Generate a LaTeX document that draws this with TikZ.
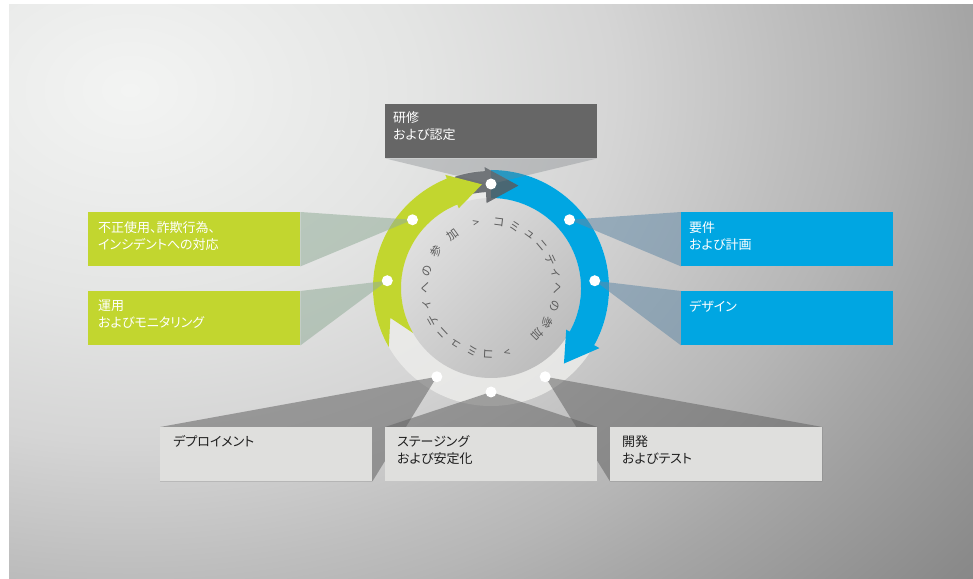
\documentclass[tikz,border=0pt]{standalone}
\usepackage{fontspec}
\newfontfamily\jp[RawFeature=+palt]{Noto Sans CJK JP}
\usetikzlibrary{calc}
\definecolor{bgA}{HTML}{F3F4F3}
\definecolor{bgB}{HTML}{E4E5E4}
\definecolor{bgC}{HTML}{D5D5D5}
\definecolor{bgD}{HTML}{BEBEBE}
\definecolor{bgE}{HTML}{B6B6B6}
\definecolor{bgF}{HTML}{A6A6A6}
\definecolor{bgG}{HTML}{8A8A8A}
\definecolor{bgH}{HTML}{868686}
\definecolor{cgreen}{HTML}{C2D62F}
\definecolor{cblue}{HTML}{00A6E2}
\definecolor{cdark}{HTML}{666666}
\definecolor{clight}{HTML}{DFDFDD}
\definecolor{cgrayarrow}{HTML}{585C60}
\definecolor{ringlight}{HTML}{ECECEA}
\definecolor{discA}{HTML}{DFDFDF}
\definecolor{discB}{HTML}{BDBDBD}
\definecolor{circtext}{HTML}{5C5C5C}
\definecolor{beamtop}{HTML}{7A7F84}
\definecolor{beamgreen}{HTML}{93AD99}
\definecolor{beamblue}{HTML}{648AA6}
\definecolor{beamgray}{HTML}{636363}
\definecolor{darktext}{HTML}{1E1E1E}
\pgfdeclarelayer{back}
\pgfdeclarelayer{mid}
\pgfsetlayers{back,mid,main}
\pgfdeclareradialshading{bgshade}{\pgfpoint{0bp}{0bp}}{color(0bp)=(bgA); color(6.5bp)=(bgB); color(11bp)=(bgC); color(15bp)=(bgD); color(16.5bp)=(bgE); color(19bp)=(bgF); color(24bp)=(bgG); color(25bp)=(bgH); color(50bp)=(bgH)}
\begin{document}
\begin{tikzpicture}[x=1pt,y=1pt,
  box/.style={rectangle, inner sep=0pt, minimum width=212pt, minimum height=54pt, anchor=north west},
  boxtxt/.style={anchor=north west, inner sep=0pt, align=left, font=\jp\fontsize{13}{17}\selectfont},
  dot/.style={circle, fill=white, inner sep=0pt, minimum size=11pt},
  ctext/.style={inner sep=0pt, font=\jp\fontsize{11.5}{11.5}\selectfont, text=circtext},
  beam/.style={opacity=.55}]
\useasboundingbox (0,0) rectangle (973,578);

% boxes
\node[box, fill=cdark]  (bT)  at (385,474) {};
\node[box, fill=cgreen] (bG1) at (88,366) {};
\node[box, fill=cgreen] (bG2) at (88,287) {};
\node[box, fill=cblue]  (bB1) at (681,366) {};
\node[box, fill=cblue]  (bB2) at (681,287) {};
\node[box, fill=clight] (bD)  at (160,151) {};
\node[box, fill=clight] (bS)  at (385,151) {};
\node[box, fill=clight] (bK)  at (610,151) {};

% box texts
\node[boxtxt, text=white] (tT)  at ($(bT.north west)+(8,-7)$) {研修\\および認定};
\node[boxtxt, text=white] (tG1) at ($(bG1.north west)+(10,-9)$) {不正使用、詐欺行為、\\インシデントへの対応};
\node[boxtxt, text=white] (tG2) at ($(bG2.north west)+(10,-9)$) {運用\\およびモニタリング};
\node[boxtxt, text=white] (tB1) at ($(bB1.north west)+(8,-9)$) {要件\\および計画};
\node[boxtxt, text=white] (tB2) at ($(bB2.north west)+(8,-9)$) {デザイン};
\node[boxtxt, text=darktext] (tD) at ($(bD.north west)+(13,-8)$) {デプロイメント};
\node[boxtxt, text=darktext] (tS) at ($(bS.north west)+(12,-8)$) {ステージング\\および安定化};
\node[boxtxt, text=darktext] (tK) at ($(bK.north west)+(12,-8)$) {開発\\およびテスト};

% dots
\begin{scope}[shift={(491,290)}]
\foreach \n/\a in {d90/90, d41/41, d4/4, dmA/-58.6, dmB/-90, dmC/-121.4, d176/176, d139/139}
  \node[dot] (\n) at (\a:104) {};
\end{scope}

% background, ring, arrows, circular text
\begin{pgfonlayer}{back}
  \begin{scope}
    \clip (9,0) rectangle (973,573);
    \shade[shading=bgshade] (130,488) ellipse [x radius=1100, y radius=800];
  \end{scope}
  \begin{scope}[shift={(491,290)}]
    \fill[ringlight, opacity=.85] (0,0) circle[radius=118];
    \shade[top color=discA, bottom color=discB, shading angle=45] (0,0) circle[radius=90];
    % blue arrow
    \fill[cblue] (90:118) arc[start angle=90, end angle=-29, radius=118]
      -- (-29:124) -- (-46:105) -- (-29:86) -- (-29:90)
      arc[start angle=-29, end angle=90, radius=90] -- cycle;
    % gray arrow
    \fill[cgrayarrow, opacity=.85] (108:117) arc[start angle=108, end angle=93, radius=117]
      -- (93:121) -- (75:106) -- (93:85) -- (93:96)
      arc[start angle=93, end angle=108, radius=96] -- cycle;
    % green arrow
    \fill[cgreen] (210:118) -- (196.5:105) -- (210:90)
      arc[start angle=210, end angle=112, radius=90]
      -- (112:86) -- (95:104) -- (112:122) -- (112:118)
      arc[start angle=112, end angle=210, radius=118] -- cycle;
    % circular text
    \foreach \c/\a [count=\i] in {>/103, コ/83, ミ/69, ュ/54, ニ/40, テ/25, ィ/13, へ/0, の/-16, 参/-31.5, 加/-45,
                                  >/-76, コ/-92.6, ミ/-106.5, ュ/-122, ニ/-137, テ/-151, ィ/-165, へ/-180, の/-195, 参/-214, 加/-234}
      \node[ctext, rotate=\a-90] (c\i) at (\a:66) {\c};
  \end{scope}
\end{pgfonlayer}

% beams
\begin{pgfonlayer}{mid}
  \fill[beamtop, opacity=.35] (d90.center) -- (bT.south west) -- (bT.south east) -- cycle;
  \fill[beamgreen, beam] (d139.center) -- (bG1.north east) -- (bG1.south east) -- cycle;
  \fill[beamgreen, beam] (d176.center) -- (bG2.north east) -- (bG2.south east) -- cycle;
  \fill[beamblue, beam] (d41.center) -- (bB1.north west) -- (bB1.south west) -- cycle;
  \fill[beamblue, beam] (d4.center) -- (bB2.north west) -- (bB2.south west) -- cycle;
  \fill[beamgray, beam] (dmC.center) -- (bD.north west) -- (bD.south west) -- (bD.south east) -- cycle;
  \fill[beamgray, beam] (dmB.center) -- (bS.north west) -- (bS.north east) -- cycle;
  \fill[beamgray, beam] (dmA.center) -- (bK.south west) -- (bK.south east) -- (bK.north east) -- cycle;
\end{pgfonlayer}
\end{tikzpicture}
\end{document}
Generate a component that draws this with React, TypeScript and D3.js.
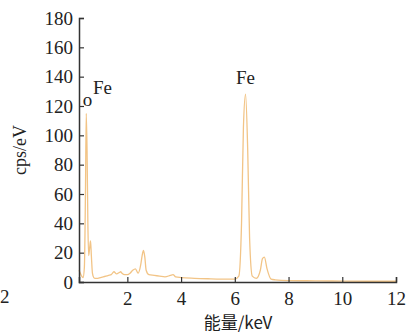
import {useEffect, useRef} from "react";
import * as d3 from "d3";

// energy (keV) and counts (cps/eV)
const energy = [0.2, 0.25, 0.3, 0.35, 0.4, 0.44, 0.47, 0.5, 0.53, 0.56, 0.6, 0.63, 0.66, 0.7, 0.75, 0.8, 0.9, 1.0, 1.1, 1.2, 1.3, 1.4, 1.5, 1.6, 1.7, 1.75, 1.8, 1.9, 2.0, 2.1, 2.2, 2.3, 2.4, 2.5, 2.55, 2.6, 2.65, 2.7, 2.8, 3.0, 3.2, 3.4, 3.6, 3.7, 3.8, 4.0, 4.5, 5.0, 5.5, 6.0, 6.15, 6.25, 6.32, 6.4, 6.48, 6.55, 6.65, 6.8, 6.95, 7.03, 7.1, 7.2, 7.35, 7.5, 8.0, 9.0, 10.0, 11.0, 12.0];
const counts = [8, 6, 4, 3, 10, 60, 115, 90, 40, 18, 24, 28, 18, 6, 3, 2.5, 2.5, 3, 3.5, 4, 4.5, 5, 7, 5.5, 6.5, 7, 6, 5, 5, 6, 8, 9, 6, 12, 18, 21.5, 17, 8, 5, 4.5, 4, 3.5, 4.5, 5, 3.5, 3, 2.5, 2.2, 2, 2, 4, 40, 105, 128, 90, 30, 4, 2.5, 8, 16, 17, 9, 2, 1.5, 1, 0.8, 0.6, 0.5, 0.5];
const xTicks = [2, 4, 6, 8, 10, 12];
const yTicks = [0, 20, 40, 60, 80, 100, 120, 140, 160, 180];
const peakLabels = [
    {text: "o", e: 0.52, v: 120, anchor: "middle"},
    {text: "Fe", e: 0.72, v: 128, anchor: "start"},
    {text: "Fe", e: 6.4, v: 135, anchor: "middle"},
];

const App = () => {
    const ref = useRef(null);

    useEffect(() => {
        const width = 407, height = 335;
        const svg = d3.select(ref.current).attr("width", width).attr("height", height);
        svg.selectAll("*").remove();

        const x = d3.scaleLinear().domain([0.2, 12]).range([79, 396]);
        const y = d3.scaleLinear().domain([0, 180]).range([282, 18]);
        const font = "\"Liberation Serif\", \"DejaVu Serif\", \"Times New Roman\", serif";
        const axisColor = "#333";

        const line = d3.line<number>()
            .x((d, i) => x(energy[i]))
            .y((d) => y(d))
            .curve(d3.curveMonotoneX);

        svg.append("path")
            .datum(counts)
            .attr("d", line)
            .attr("fill", "none")
            .attr("stroke", "#f2c486")
            .attr("stroke-width", 1.3);

        // axes
        const xAxis = svg.append("g")
            .attr("transform", `translate(0,${y(0)})`)
            .call(d3.axisBottom(x).tickValues(xTicks).tickSize(-5).tickPadding(10).tickSizeOuter(-5));
        const yAxis = svg.append("g")
            .attr("transform", `translate(${x(0.2)},0)`)
            .call(d3.axisLeft(y).tickValues(yTicks).tickSize(-5).tickPadding(6).tickSizeOuter(-5));

        [xAxis, yAxis].forEach((g) => {
            g.attr("font-family", null);
            g.select(".domain").attr("stroke", axisColor).attr("stroke-width", 1.5);
            g.selectAll(".tick line").attr("stroke", axisColor).attr("stroke-width", 1.2);
            g.selectAll(".tick text")
                .attr("fill", "#222")
                .attr("font-family", font)
                .attr("font-size", 19);
        });
        xAxis.selectAll(".tick text").attr("dy", "0.71em");

        // stray "2" at the left edge
        svg.append("text")
            .attr("x", 0)
            .attr("y", 303)
            .attr("fill", "#222")
            .attr("font-family", font)
            .attr("font-size", 19)
            .text("2");

        svg.selectAll(".peak")
            .data(peakLabels)
            .enter()
            .append("text")
            .attr("class", "peak")
            .attr("x", (d) => x(d.e))
            .attr("y", (d) => y(d.v))
            .attr("text-anchor", (d) => d.anchor)
            .attr("fill", "#222")
            .attr("font-family", font)
            .attr("font-size", 19)
            .text((d) => d.text);

        svg.append("text")
            .attr("transform", "translate(26,150) rotate(-90)")
            .attr("text-anchor", "middle")
            .attr("fill", "#222")
            .attr("font-family", font)
            .attr("font-size", 18)
            .text("cps/eV");

        svg.append("text")
            .attr("x", 238)
            .attr("y", 329)
            .attr("text-anchor", "middle")
            .attr("fill", "#222")
            .attr("font-family", "\"Noto Sans CJK SC\", " + font)
            .attr("font-size", 17)
            .text("能量/keV");
    }, []);

    return (
        <div style={{position: "absolute", left: 0, top: 0}}>
            <svg ref={ref}></svg>
        </div>
    );
};

export default App;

THE TASK — In the listing above, find the line with "Generate a component" and the line with "import * as". Copy exactly those lines and all between them, minus the images.

ANSWER IN FULL —
Generate a component that draws this with React, TypeScript and D3.js.
import {useEffect, useRef} from "react";
import * as d3 from "d3";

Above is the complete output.